[Source data]
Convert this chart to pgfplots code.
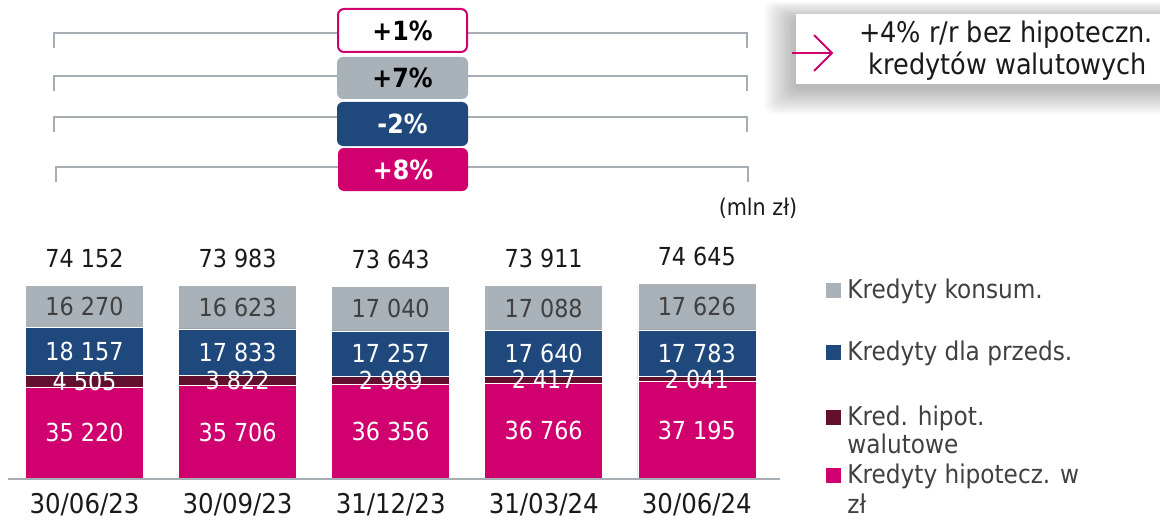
\documentclass[border=0pt]{standalone}
\usepackage{fontspec}
\setmainfont{DejaVu Sans Condensed}
\usepackage{pgfplots}
\usepackage{pgfplotstable}
\pgfplotsset{compat=1.18}
\definecolor{cgray}{HTML}{A9B1B9}
\definecolor{cblue}{HTML}{1F497D}
\definecolor{cdark}{HTML}{62102E}
\definecolor{cpink}{HTML}{D0006F}
\definecolor{lnclr}{HTML}{A6ADB4}
\definecolor{txclr}{HTML}{404040}
\definecolor{totclr}{HTML}{1A1A1A}
\pgfplotstableread{
cat pink dark blue gray
0 35220 4505 18157 16270
1 35706 3822 17833 16623
2 36356 2989 17257 17040
3 36766 2417 17640 17088
4 37195 2041 17783 17626
}\loans
\begin{document}
\begin{tikzpicture}
\path[use as bounding box] (0pt,0pt) rectangle (580pt,-262pt);
\begin{axis}[
  at={(4pt,-239.5pt)}, anchor=south west,
  scale only axis, width=385pt, height=104.65pt,
  xmin=-0.5, xmax=4.53, ymin=0, ymax=80000,
  ybar stacked, bar width=59pt,
  axis line style={draw=none},
  xtick={0,1,2,3,4},
  xticklabels={30/06/23,30/09/23,31/12/23,31/03/24,30/06/24},
  major tick length=0pt,
  xticklabel style={anchor=center, yshift=-13pt, font=\fontsize{13.6}{16}\selectfont, color=totclr},
  ytick=\empty,
]
\addplot[fill=cpink, draw=white, line width=0.3pt] table[x=cat, y=pink] {\loans};
\addplot[fill=cdark, draw=white, line width=0.3pt] table[x=cat, y=dark] {\loans};
\addplot[fill=cblue, draw=white, line width=0.3pt] table[x=cat, y=blue] {\loans};
\addplot[fill=cgray, draw=white, line width=0.3pt] table[x=cat, y=gray] {\loans};
\end{axis}
\begin{scope}[x=0.5pt,y=-0.5pt]
\draw[lnclr, line width=1pt] (8,479) -- (780,479);
% segment labels
\begin{scope}[every node/.style={anchor=center, text=white, font=\fontsize{12.4}{14}\selectfont}]
\node at (84.5,432.9) {35 220};
\node at (237.6,432.3) {35 706};
\node at (390.7,431.4) {36 356};
\node at (543.7,430.9) {36 766};
\node at (696.8,430.3) {37 195};
\node at (84.5,381.0) {4 505};
\node at (237.6,380.6) {3 822};
\node at (390.7,380.0) {2 989};
\node at (543.7,379.6) {2 417};
\node at (696.8,379.0) {2 041};
\node at (84.5,351.3) {18 157};
\node at (237.6,352.3) {17 833};
\node at (390.7,353.5) {17 257};
\node at (543.7,353.4) {17 640};
\node at (696.8,353.1) {17 783};
\end{scope}
\begin{scope}[every node/.style={anchor=center, text=txclr, font=\fontsize{12.4}{14}\selectfont}]
\node at (84.5,306.3) {16 270};
\node at (237.6,307.2) {16 623};
\node at (390.7,308.6) {17 040};
\node at (543.7,308.0) {17 088};
\node at (696.8,306.8) {17 626};
\end{scope}
\begin{scope}[every node/.style={anchor=center, text=totclr, font=\fontsize{12.4}{14}\selectfont}]
\node at (84.5,258.0) {74 152};
\node at (237.6,258.4) {73 983};
\node at (390.7,259.3) {73 643};
\node at (543.7,258.6) {73 911};
\node at (696.8,256.7) {74 645};
\end{scope}
% brackets
\begin{scope}[draw=lnclr, line width=1pt]
\draw (54,48) -- (54,33) -- (747,33) -- (747,48);
\draw (54,91) -- (54,76) -- (747,76) -- (747,91);
\draw (54,132) -- (54,117) -- (747,117) -- (747,132);
\draw (56,182) -- (56,167) -- (748,167) -- (748,182);
\end{scope}
% growth boxes
\filldraw[fill=white, draw=cpink, line width=1pt, rounded corners=3pt] (338,9) rectangle (467,52);
\fill[cgray, rounded corners=3pt] (337,57) rectangle (468,99);
\fill[cblue, rounded corners=3pt] (337,102) rectangle (468,146);
\fill[cpink, rounded corners=3pt] (338,148) rectangle (468,191);
\begin{scope}[every node/.style={anchor=center, font=\bfseries\fontsize{13.2}{15}\selectfont}]
\node[text=black] at (402.5,31) {+1\%};
\node[text=black] at (402.5,78) {+7\%};
\node[text=white] at (402.5,124) {-2\%};
\node[text=white] at (403,170) {+8\%};
\end{scope}
% mln zl
\node[anchor=base, text=totclr, font=\fontsize{11.5}{14}\selectfont] at (758,215) {(mln zł)};
% right box with shadow
\foreach \i in {1,...,13} {
  \fill[black, opacity=0.025, rounded corners=4pt] (796-2.4*\i,14-1.4*\i+6) rectangle (1175,84+2*\i+4);
}
\fill[white] (796,14) rectangle (1175,84);
\draw[cpink, line width=1pt] (792,53) -- (832,53);
\draw[cpink, line width=1pt] (814,35) -- (832,53) -- (814,71);
\node[anchor=base, text=totclr, font=\fontsize{14.2}{16}\selectfont] at (1006,43) {+4\% r/r bez hipoteczn.};
\node[anchor=base, text=totclr, font=\fontsize{14.2}{16}\selectfont] at (1008,75) {kredytów walutowych};
% legend
\fill[cgray] (826,283) rectangle (841,298);
\fill[cblue] (826,345) rectangle (841,360);
\fill[cdark] (826,410) rectangle (841,425);
\fill[cpink] (826,468) rectangle (841,483);
\begin{scope}[every node/.style={anchor=base west, text=txclr, inner sep=0pt, font=\fontsize{12.9}{15}\selectfont}]
\node at (847,298) {Kredyty konsum.};
\node at (847,360) {Kredyty dla przeds.};
\node at (847,425) {Kred. hipot.};
\node at (847,453) {walutowe};
\node at (847,483) {Kredyty hipotecz. w};
\node at (847,513) {zł};
\end{scope}
\end{scope}
\end{tikzpicture}
\end{document}
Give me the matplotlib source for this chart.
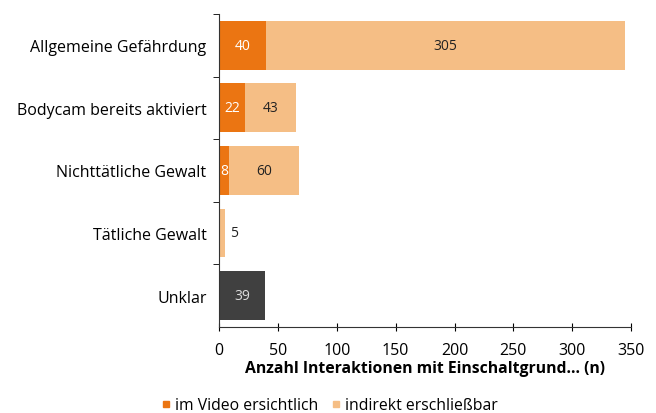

» **EXERCISE PROMPT**
With the pictures omitted, reproduce the records in full and exactly.

» **SOLUTION**
Convert this chart to pgfplots code.
\documentclass[border=0pt]{standalone}
\usepackage{fontspec}
\setmainfont{DejaVu Sans Condensed}
\usepackage{pgfplots}
\usepackage{pgfplotstable}
\pgfplotsset{compat=1.18}
\definecolor{cgray}{HTML}{A9B1B9}
\definecolor{cblue}{HTML}{1F497D}
\definecolor{cdark}{HTML}{62102E}
\definecolor{cpink}{HTML}{D0006F}
\definecolor{lnclr}{HTML}{A6ADB4}
\definecolor{txclr}{HTML}{404040}
\definecolor{totclr}{HTML}{1A1A1A}
\pgfplotstableread{
cat pink dark blue gray
0 35220 4505 18157 16270
1 35706 3822 17833 16623
2 36356 2989 17257 17040
3 36766 2417 17640 17088
4 37195 2041 17783 17626
}\loans
\begin{document}
\begin{tikzpicture}
\path[use as bounding box] (0pt,0pt) rectangle (580pt,-262pt);
\begin{axis}[
  at={(4pt,-239.5pt)}, anchor=south west,
  scale only axis, width=385pt, height=104.65pt,
  xmin=-0.5, xmax=4.53, ymin=0, ymax=80000,
  ybar stacked, bar width=59pt,
  axis line style={draw=none},
  xtick={0,1,2,3,4},
  xticklabels={30/06/23,30/09/23,31/12/23,31/03/24,30/06/24},
  major tick length=0pt,
  xticklabel style={anchor=center, yshift=-13pt, font=\fontsize{13.6}{16}\selectfont, color=totclr},
  ytick=\empty,
]
\addplot[fill=cpink, draw=white, line width=0.3pt] table[x=cat, y=pink] {\loans};
\addplot[fill=cdark, draw=white, line width=0.3pt] table[x=cat, y=dark] {\loans};
\addplot[fill=cblue, draw=white, line width=0.3pt] table[x=cat, y=blue] {\loans};
\addplot[fill=cgray, draw=white, line width=0.3pt] table[x=cat, y=gray] {\loans};
\end{axis}
\begin{scope}[x=0.5pt,y=-0.5pt]
\draw[lnclr, line width=1pt] (8,479) -- (780,479);
% segment labels
\begin{scope}[every node/.style={anchor=center, text=white, font=\fontsize{12.4}{14}\selectfont}]
\node at (84.5,432.9) {35 220};
\node at (237.6,432.3) {35 706};
\node at (390.7,431.4) {36 356};
\node at (543.7,430.9) {36 766};
\node at (696.8,430.3) {37 195};
\node at (84.5,381.0) {4 505};
\node at (237.6,380.6) {3 822};
\node at (390.7,380.0) {2 989};
\node at (543.7,379.6) {2 417};
\node at (696.8,379.0) {2 041};
\node at (84.5,351.3) {18 157};
\node at (237.6,352.3) {17 833};
\node at (390.7,353.5) {17 257};
\node at (543.7,353.4) {17 640};
\node at (696.8,353.1) {17 783};
\end{scope}
\begin{scope}[every node/.style={anchor=center, text=txclr, font=\fontsize{12.4}{14}\selectfont}]
\node at (84.5,306.3) {16 270};
\node at (237.6,307.2) {16 623};
\node at (390.7,308.6) {17 040};
\node at (543.7,308.0) {17 088};
\node at (696.8,306.8) {17 626};
\end{scope}
\begin{scope}[every node/.style={anchor=center, text=totclr, font=\fontsize{12.4}{14}\selectfont}]
\node at (84.5,258.0) {74 152};
\node at (237.6,258.4) {73 983};
\node at (390.7,259.3) {73 643};
\node at (543.7,258.6) {73 911};
\node at (696.8,256.7) {74 645};
\end{scope}
% brackets
\begin{scope}[draw=lnclr, line width=1pt]
\draw (54,48) -- (54,33) -- (747,33) -- (747,48);
\draw (54,91) -- (54,76) -- (747,76) -- (747,91);
\draw (54,132) -- (54,117) -- (747,117) -- (747,132);
\draw (56,182) -- (56,167) -- (748,167) -- (748,182);
\end{scope}
% growth boxes
\filldraw[fill=white, draw=cpink, line width=1pt, rounded corners=3pt] (338,9) rectangle (467,52);
\fill[cgray, rounded corners=3pt] (337,57) rectangle (468,99);
\fill[cblue, rounded corners=3pt] (337,102) rectangle (468,146);
\fill[cpink, rounded corners=3pt] (338,148) rectangle (468,191);
\begin{scope}[every node/.style={anchor=center, font=\bfseries\fontsize{13.2}{15}\selectfont}]
\node[text=black] at (402.5,31) {+1\%};
\node[text=black] at (402.5,78) {+7\%};
\node[text=white] at (402.5,124) {-2\%};
\node[text=white] at (403,170) {+8\%};
\end{scope}
% mln zl
\node[anchor=base, text=totclr, font=\fontsize{11.5}{14}\selectfont] at (758,215) {(mln zł)};
% right box with shadow
\foreach \i in {1,...,13} {
  \fill[black, opacity=0.025, rounded corners=4pt] (796-2.4*\i,14-1.4*\i+6) rectangle (1175,84+2*\i+4);
}
\fill[white] (796,14) rectangle (1175,84);
\draw[cpink, line width=1pt] (792,53) -- (832,53);
\draw[cpink, line width=1pt] (814,35) -- (832,53) -- (814,71);
\node[anchor=base, text=totclr, font=\fontsize{14.2}{16}\selectfont] at (1006,43) {+4\% r/r bez hipoteczn.};
\node[anchor=base, text=totclr, font=\fontsize{14.2}{16}\selectfont] at (1008,75) {kredytów walutowych};
% legend
\fill[cgray] (826,283) rectangle (841,298);
\fill[cblue] (826,345) rectangle (841,360);
\fill[cdark] (826,410) rectangle (841,425);
\fill[cpink] (826,468) rectangle (841,483);
\begin{scope}[every node/.style={anchor=base west, text=txclr, inner sep=0pt, font=\fontsize{12.9}{15}\selectfont}]
\node at (847,298) {Kredyty konsum.};
\node at (847,360) {Kredyty dla przeds.};
\node at (847,425) {Kred. hipot.};
\node at (847,453) {walutowe};
\node at (847,483) {Kredyty hipotecz. w};
\node at (847,513) {zł};
\end{scope}
\end{scope}
\end{tikzpicture}
\end{document}
Give me the matplotlib source for this chart.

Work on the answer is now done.